We were just getting the hang of snorkeling properly when our guides asked us to go up the boat. Already?? We still had two stops to make, they said. I wasn't able to take any photos because I was too engrossed snorkeling. It's really a bummer that we had to leave too soon.
Getting to the small lagoon was an adventure in itself. We had to go down the boat and wade through waist-deep water until reaching a small crevice. To cross a rock-laden seabed was no mean feat, it really did slow us down. By the time we got inside the lagoon, our feet were already feeling all stressed out.

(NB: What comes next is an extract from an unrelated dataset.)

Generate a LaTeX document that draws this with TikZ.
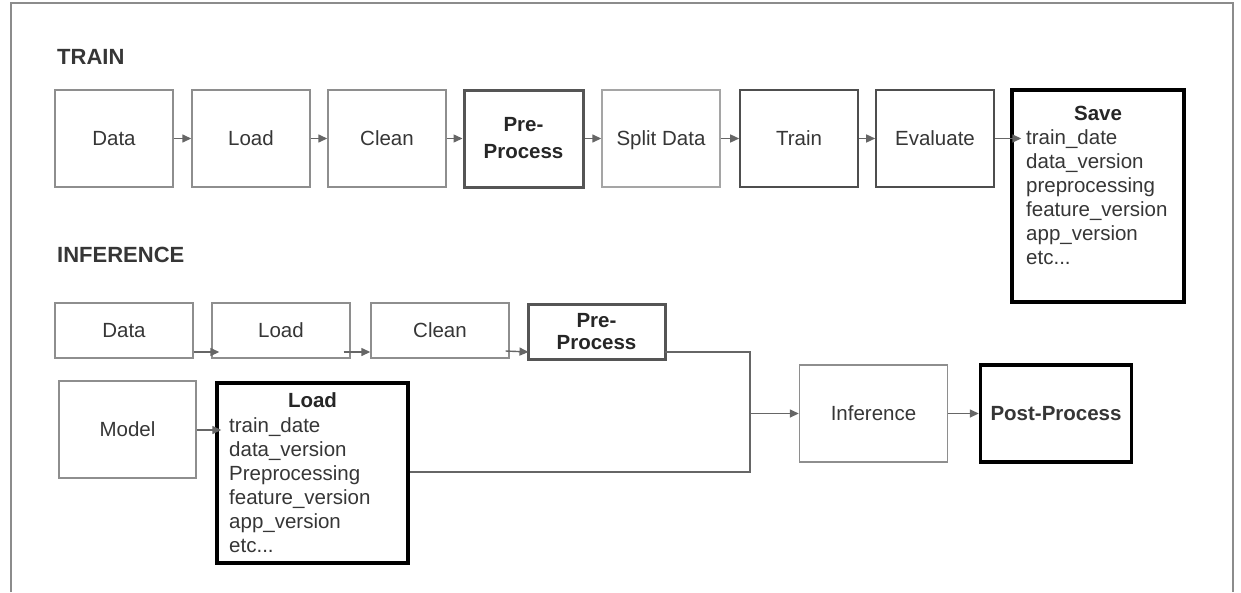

Our guides realized this so they were extra watchful and made sure everyone was all right.
On our way to Small Lagoon
One of our tour mates was feeling rather ballsy and decided to swim without a life vest. She cried for help mid-way through. Suffered from a leg cramp. A guide had to drag her toward a safe area. Fortunately, there's a large rock in the middle of the lagoon. We all rested there for a bit before resuming the swim toward the cave at the far end of the lagoon. I didn't take my camera since apparently, I couldn't hold it while swimming.
Seven Commando Beach
We left Small Lagoon tired and hungry. The guides promised we're having buko shake at Seven Commando Beach, our last stop for the day.
As soon as our boat docked at the far end of the shore, away from other boats, we excitedly dashed toward the mini-bar located at the other end of the beach. It was scorching and the sand was burning. The most-sought after buko shake was nowhere to be found.
There was only margarita and other expensive cocktails.
We went back to the boat feeling a bit frustrated. But the guides simply knew how to pamper us. They had buko juice prepared for us. It wasn't cold but it was enough to quench our thirst. We did a few more snorkeling and swimming and we bid farewell to Ten Commando.
As our boat cut through the oil-calm blue waters, I was reminded yet again why I fell in love with El Nido.